As an open, pluralistic and democratic society, India recognised and valued the bottom-up nature of the Internet and wanted all stakeholders to be involved in its global governance. “India is committed to protecting, preserving and safeguarding freedom of expression and Internet freedom and to strengthening them. Towards this end, India considers that the current system needs to be revitalised to make the global internet governance regime truly ‘multilateral, transparent and democratic’,” Mr. Sandhu said.
Under the existing institutional architecture for Internet governance, the Internet Corporation for Assigned Names and Numbers (ICANN) performed two functions – the Internet Assigned Names Authority (IANA), whereby it controlled entries to the authoritative Root Zone File of the Internet, and secondly the management of the Domain Name System (DNS), including the allocation of Top Level Domain (TLD) names, he said.

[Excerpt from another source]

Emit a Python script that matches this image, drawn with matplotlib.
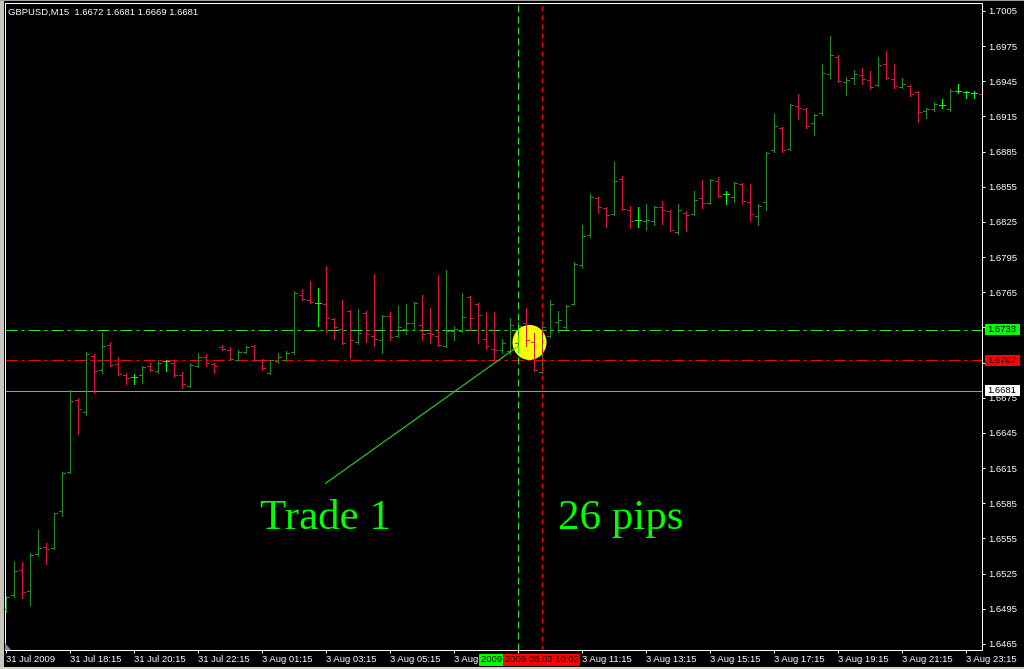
import matplotlib
matplotlib.use("Agg")
import matplotlib.pyplot as plt
import matplotlib.transforms as mtransforms
from matplotlib.patches import Ellipse, Rectangle, Polygon

plt.rcParams['font.family'] = ['Liberation Sans', 'DejaVu Sans']

# ---- data (GBPUSD M15, one bar every 15 min) ----
title_text = "GBPUSD,M15  1.6672 1.6681 1.6669 1.6681"

opens = [1.6495, 1.6507, 1.6528, 1.6510, 1.6542, 1.6548, 1.6547, 1.6578, 1.6612, 1.6673,
         1.6663, 1.6711, 1.6699, 1.6720, 1.6704, 1.6694, 1.6693, 1.6694, 1.6702, 1.6698,
         1.6706, 1.6705, 1.6694, 1.6685, 1.6702, 1.6710, 1.6704, 1.6718, 1.6716, 1.6707,
         1.6714, 1.6719, 1.6707, 1.6696, 1.6706, 1.6707, 1.6714, 1.6763, 1.6758, 1.6756,
         1.6755, 1.6742, 1.6734, 1.6749, 1.6723, 1.6747, 1.6728, 1.6724, 1.6745, 1.6728,
         1.6734, 1.6739, 1.6737, 1.6730, 1.6728, 1.6719, 1.6732, 1.6732, 1.6761, 1.6755,
         1.6725, 1.6717, 1.6716, 1.6715, 1.6722, 1.6739, 1.6723, 1.6697, 1.6728, 1.6740,
         1.6735, 1.6755, 1.6788, 1.6814, 1.6845, 1.6837, 1.6832, 1.6862, 1.6835, 1.6827,
         1.6826, 1.6826, 1.6838, 1.6834, 1.6816, 1.6833, 1.6832, 1.6845, 1.6841, 1.6860,
         1.6849, 1.6846, 1.6857, 1.6842, 1.6830, 1.6842, 1.6886, 1.6905, 1.6887, 1.6924,
         1.6921, 1.6909, 1.6918, 1.6951, 1.6966, 1.6944, 1.6948, 1.6950, 1.6946, 1.6942,
         1.6960, 1.6947, 1.6940, 1.6941, 1.6936, 1.6920, 1.6921, 1.6925, 1.6921, 1.6937,
         1.6936, 1.6935, 1.6934]
highs = [1.6506, 1.6535, 1.6535, 1.6543, 1.6562, 1.6551, 1.6577, 1.6612, 1.6682, 1.6675,
         1.6714, 1.6712, 1.6730, 1.6723, 1.6710, 1.6696, 1.6695, 1.6702, 1.6705, 1.6707,
         1.6707, 1.6707, 1.6697, 1.6705, 1.6713, 1.6712, 1.6705, 1.6720, 1.6718, 1.6716,
         1.6719, 1.6720, 1.6708, 1.6707, 1.6713, 1.6715, 1.6766, 1.6768, 1.6775, 1.6769,
         1.6787, 1.6743, 1.6758, 1.6750, 1.6751, 1.6749, 1.6781, 1.6746, 1.6748, 1.6753,
         1.6755, 1.6757, 1.6763, 1.6752, 1.6780, 1.6784, 1.6736, 1.6764, 1.6762, 1.6756,
         1.6748, 1.6748, 1.6725, 1.6743, 1.6740, 1.6752, 1.6730, 1.6740, 1.6758, 1.6749,
         1.6754, 1.6791, 1.6822, 1.6849, 1.6846, 1.6838, 1.6876, 1.6864, 1.6839, 1.6838,
         1.6840, 1.6839, 1.6843, 1.6835, 1.6840, 1.6834, 1.6851, 1.6861, 1.6862, 1.6863,
         1.6851, 1.6859, 1.6858, 1.6857, 1.6840, 1.6885, 1.6917, 1.6906, 1.6926, 1.6934,
         1.6922, 1.6917, 1.6960, 1.6984, 1.6967, 1.6949, 1.6955, 1.6956, 1.6954, 1.6966,
         1.6971, 1.6960, 1.6948, 1.6942, 1.6937, 1.6922, 1.6927, 1.6930, 1.6938, 1.6943,
         1.6937, 1.6937, 1.6935]
lows = [1.6492, 1.6505, 1.6504, 1.6498, 1.6540, 1.6533, 1.6546, 1.6574, 1.6611, 1.6644,
        1.6660, 1.6679, 1.6696, 1.6702, 1.6694, 1.6687, 1.6687, 1.6688, 1.6698, 1.6696,
        1.6698, 1.6693, 1.6683, 1.6684, 1.6701, 1.6702, 1.6696, 1.6716, 1.6707, 1.6706,
        1.6713, 1.6706, 1.6699, 1.6695, 1.6705, 1.6706, 1.6712, 1.6758, 1.6756, 1.6736,
        1.6731, 1.6725, 1.6721, 1.6709, 1.6721, 1.6723, 1.6719, 1.6713, 1.6724, 1.6727,
        1.6729, 1.6733, 1.6724, 1.6722, 1.6719, 1.6718, 1.6724, 1.6731, 1.6733, 1.6722,
        1.6717, 1.6707, 1.6713, 1.6712, 1.6720, 1.6719, 1.6698, 1.6696, 1.6727, 1.6731,
        1.6734, 1.6754, 1.6786, 1.6812, 1.6833, 1.6821, 1.6831, 1.6835, 1.6820, 1.6821,
        1.6818, 1.6822, 1.6823, 1.6817, 1.6815, 1.6817, 1.6831, 1.6837, 1.6840, 1.6846,
        1.6840, 1.6842, 1.6840, 1.6826, 1.6822, 1.6835, 1.6885, 1.6885, 1.6886, 1.6913,
        1.6905, 1.6899, 1.6916, 1.6948, 1.6944, 1.6933, 1.6943, 1.6943, 1.6938, 1.6941,
        1.6947, 1.6939, 1.6939, 1.6932, 1.6910, 1.6914, 1.6920, 1.6922, 1.6920, 1.6935,
        1.6931, 1.6931, 1.6922]
closes = [1.6505, 1.6527, 1.6509, 1.6541, 1.6547, 1.6546, 1.6577, 1.6611, 1.6672, 1.6665,
          1.6712, 1.6698, 1.6719, 1.6703, 1.6695, 1.6692, 1.6693, 1.6701, 1.6699, 1.6705,
          1.6706, 1.6694, 1.6687, 1.6703, 1.6710, 1.6705, 1.6702, 1.6717, 1.6708, 1.6714,
          1.6718, 1.6707, 1.6700, 1.6707, 1.6710, 1.6713, 1.6764, 1.6759, 1.6757, 1.6756,
          1.6743, 1.6735, 1.6722, 1.6724, 1.6730, 1.6729, 1.6725, 1.6745, 1.6727, 1.6735,
          1.6739, 1.6756, 1.6729, 1.6729, 1.6720, 1.6732, 1.6734, 1.6744, 1.6743, 1.6746,
          1.6719, 1.6716, 1.6722, 1.6737, 1.6736, 1.6724, 1.6699, 1.6735, 1.6755, 1.6741,
          1.6753, 1.6789, 1.6813, 1.6846, 1.6838, 1.6831, 1.6860, 1.6836, 1.6826, 1.6827,
          1.6827, 1.6838, 1.6835, 1.6818, 1.6835, 1.6831, 1.6844, 1.6841, 1.6861, 1.6847,
          1.6849, 1.6858, 1.6843, 1.6832, 1.6839, 1.6884, 1.6907, 1.6886, 1.6925, 1.6922,
          1.6907, 1.6916, 1.6952, 1.6967, 1.6945, 1.6946, 1.6951, 1.6947, 1.6940, 1.6959,
          1.6948, 1.6941, 1.6943, 1.6934, 1.6919, 1.6921, 1.6926, 1.6925, 1.6937, 1.6937,
          1.6936, 1.6935, 1.6923]

# the 09:15 label sits under the crosshair time boxes, so it is not shown
time_labels = ["31 Jul 2009", "31 Jul 18:15", "31 Jul 20:15", "31 Jul 22:15",
               "3 Aug 01:15", "3 Aug 03:15", "3 Aug 05:15", "3 Aug 07:15",
               "", "3 Aug 11:15", "3 Aug 13:15", "3 Aug 15:15",
               "3 Aug 17:15", "3 Aug 19:15", "3 Aug 21:15", "3 Aug 23:15"]
bars_per_label = 8

price_ticks = [1.7005, 1.6975, 1.6945, 1.6915, 1.6885, 1.6855, 1.6825, 1.6795, 1.6765,
               1.6735, 1.6705, 1.6675, 1.6645, 1.6615, 1.6585, 1.6555, 1.6525, 1.6495, 1.6465]
# 1.6735 and 1.6705 are hidden behind the level price boxes
hidden_price_ticks = [1.6735, 1.6705]

level_green = 1.6733
level_red = 1.6707
bid_price = 1.6681

cross_bar_1, cross_label_1 = 64, "2009.08.03 09:15"
cross_bar_2, cross_label_2 = 67, "2009.08.03 10:02"

trade_line_x = [40, 64]
trade_line_y = [1.6602, 1.67186]

# ---- figure set up in screen pixels ----
W, H = 1024, 669
PX = 0.72  # one pixel in points at dpi 100
fig = plt.figure(figsize=(W / 100, H / 100), dpi=100, facecolor='black')
ax = fig.add_axes([4.5 / W, 19 / H, 977.5 / W, 647 / H])
ax.set_facecolor('black')

UP = '#228b22'
DOWN = '#dc143c'
FLAT = '#00ff00'
LIME = '#22ee22'

n = len(opens)
xs = list(range(n))
colors = []
for o, c in zip(opens, closes):
    if o == c:
        colors.append(FLAT)
    elif c > o:
        colors.append(UP)
    else:
        colors.append(DOWN)

tick = 0.375
ax.vlines(xs, lows, highs, colors=colors, lw=PX, zorder=5, antialiased=False)
ax.hlines(opens, [x - tick for x in xs], xs, colors=colors, lw=PX, zorder=5, antialiased=False)
ax.hlines(closes, xs, [x + tick for x in xs], colors=colors, lw=PX, zorder=5, antialiased=False)

# level lines
ax.axhline(level_green, color=LIME, lw=PX, ls=(0, (12, 4, 3, 4)), zorder=2)
ax.axhline(level_red, color='#ff0000', lw=PX, ls=(0, (12, 4, 3, 4)), zorder=2)
ax.axhline(bid_price, color='#8c9bab', lw=PX, zorder=2)

# highlight of the entry
ax.add_patch(Ellipse((65.5, 1.67222), width=4.25, height=0.00299,
                     facecolor='#ffff00', edgecolor='none', zorder=3))

# crosshair verticals
ax.axvline(cross_bar_1, color=LIME, lw=PX, ls=(0, (7, 4)), zorder=6)
ax.axvline(cross_bar_2, color='#ff0000', lw=PX, ls=(0, (5, 4)), zorder=6)

# trade annotation
ax.plot(trade_line_x, trade_line_y, color=LIME, lw=PX, zorder=6)
ax.text(31.8, 1.65631, "Trade 1", family='Liberation Serif', size=31,
        color='#00ff00', ha='left', va='baseline', zorder=7)
ax.text(69.06, 1.65631, "26 pips", family='Liberation Serif', size=31,
        color='#00ff00', ha='left', va='baseline', zorder=7)

# axes styling
for sp in ax.spines.values():
    sp.set_color('white')
    sp.set_linewidth(PX)
ax.yaxis.tick_right()
ax.set_yticks(price_ticks)
ax.set_yticklabels(["" if p in hidden_price_ticks else f"{p:.4f}" for p in price_ticks])
ax.set_xticks(list(range(0, bars_per_label * len(time_labels), bars_per_label)))
ax.set_xticklabels(time_labels, ha='left')
ax.tick_params(axis='y', colors='white', length=3 * PX, width=PX, pad=2.7, labelsize=6.8)
ax.tick_params(axis='x', colors='white', length=3 * PX, width=PX, pad=1.6, labelsize=6.8)

# price labels on the right axis
right_tr = mtransforms.blended_transform_factory(fig.transFigure, ax.transData)
box_h = 10.7 * 0.0000853
for price, fc in [(level_green, '#00ff00'), (level_red, '#ff0000'), (bid_price, '#ffffff')]:
    ax.add_patch(Rectangle((985 / W, price - box_h / 2), 34.5 / W, box_h, transform=right_tr,
                           facecolor=fc, edgecolor='none', clip_on=False, zorder=10))
    ax.text(1002 / W, price, f"{price:.4f}", transform=right_tr, ha='center', va='center',
            color='black', size=6.8, clip_on=False, zorder=11)

# time labels of the crosshair on the bottom axis (the second box covers most of the first)
bottom_tr = mtransforms.blended_transform_factory(ax.transData, fig.transFigure)
box_w = 9.6
ax.add_patch(Rectangle((cross_bar_1 - box_w / 2, 3 / H), box_w, 12 / H, transform=bottom_tr,
                       facecolor='#00ff00', edgecolor='none', clip_on=False, zorder=10))
t1 = ax.text(cross_bar_1, 9.5 / H, cross_label_1, transform=bottom_tr, ha='center', va='center',
             color='black', size=6.8, zorder=11)
visible = mtransforms.Bbox([[cross_bar_1 - box_w / 2, 3 / H], [cross_bar_2 - box_w / 2, 15 / H]])
t1.set_clip_box(mtransforms.TransformedBbox(visible, bottom_tr))
t1.set_clip_on(True)
ax.add_patch(Rectangle((cross_bar_2 - box_w / 2, 3 / H), box_w, 12 / H, transform=bottom_tr,
                       facecolor='#ff0000', edgecolor='none', clip_on=False, zorder=12))
ax.text(cross_bar_2, 9.5 / H, cross_label_2, transform=bottom_tr, ha='center', va='center',
        color='black', size=6.8, clip_on=False, zorder=13)

ax.set_xlim(-0.125, 122.06)
ax.set_ylim(1.645985, 1.701174)

# window chrome
fig.patches.append(Rectangle((0, 0), 4 / W, 1, transform=fig.transFigure,
                             facecolor='#c8c4bc', edgecolor='none'))
fig.patches.append(Rectangle((0, 0), 1, 2 / H, transform=fig.transFigure,
                             facecolor='#d4d0c8', edgecolor='none'))
fig.patches.append(Rectangle((0, 1 - 1 / H), 1, 1 / H, transform=fig.transFigure,
                             facecolor='#a0a0a0', edgecolor='none'))
fig.patches.append(Polygon([(5 / W, 1 - 643 / H), (5 / W, 1 - 650 / H), (11 / W, 1 - 650 / H)],
                           closed=True, transform=fig.transFigure,
                           facecolor='#7890a8', edgecolor='none'))

fig.text(8 / W, 1 - 12 / H, title_text, color='white', size=6.8, ha='left', va='center')

fig.savefig('out.png', dpi=100, facecolor='black')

The technical standards were set by the Internet Engineering Task Force (IETF) and the central elements of the Internet's logical infrastructure like the Critical Internet Resource, was managed by a private entity under contractual arrangements with the U.S. government. “India will work with those who wish to build and strengthen the global Internet governance regime into a multilateral, transparent and democratic mechanism. The equal opportunity and assured access requires equitable distribution of resources and representative management of the Internet not only in the national sphere but also at the global level,’’ he said.
Mr. Sandhu, a former chief of the Intelligence Bureau, said there was an urgent need to formulate globally co-ordinated, inclusive and coherent Internet policies. “In the absence of an integrated and holistic global policy, States are adopting diverse and often contradictory national policies on new and emerging issues such as net neutrality, social networking sites, search engines, role of Internet intermediaries and cyber-terrorism.’’
In cyber security, India followed a mixed approach and exhaustive consultations were held with stakeholders, and the results thereof were factored into possible approaches that the government might take. “Every such step of the government to enhance cyber security is, however, conditioned by our commitment to drawing a balance between the immutable liberal democratic principles enshrined in our Constitution and the imperatives of ensuring safety and security of our citizens which is the primary duty of any government,’’ he said.
In “Deputy NSA questions U.S. control over critical Net resources” (Oct. 18, 2013), the full form of ICANN was given as International Corporation for Assigned Names and Numbers. It should have been Internet Corporation for Assigned Names and Numbers.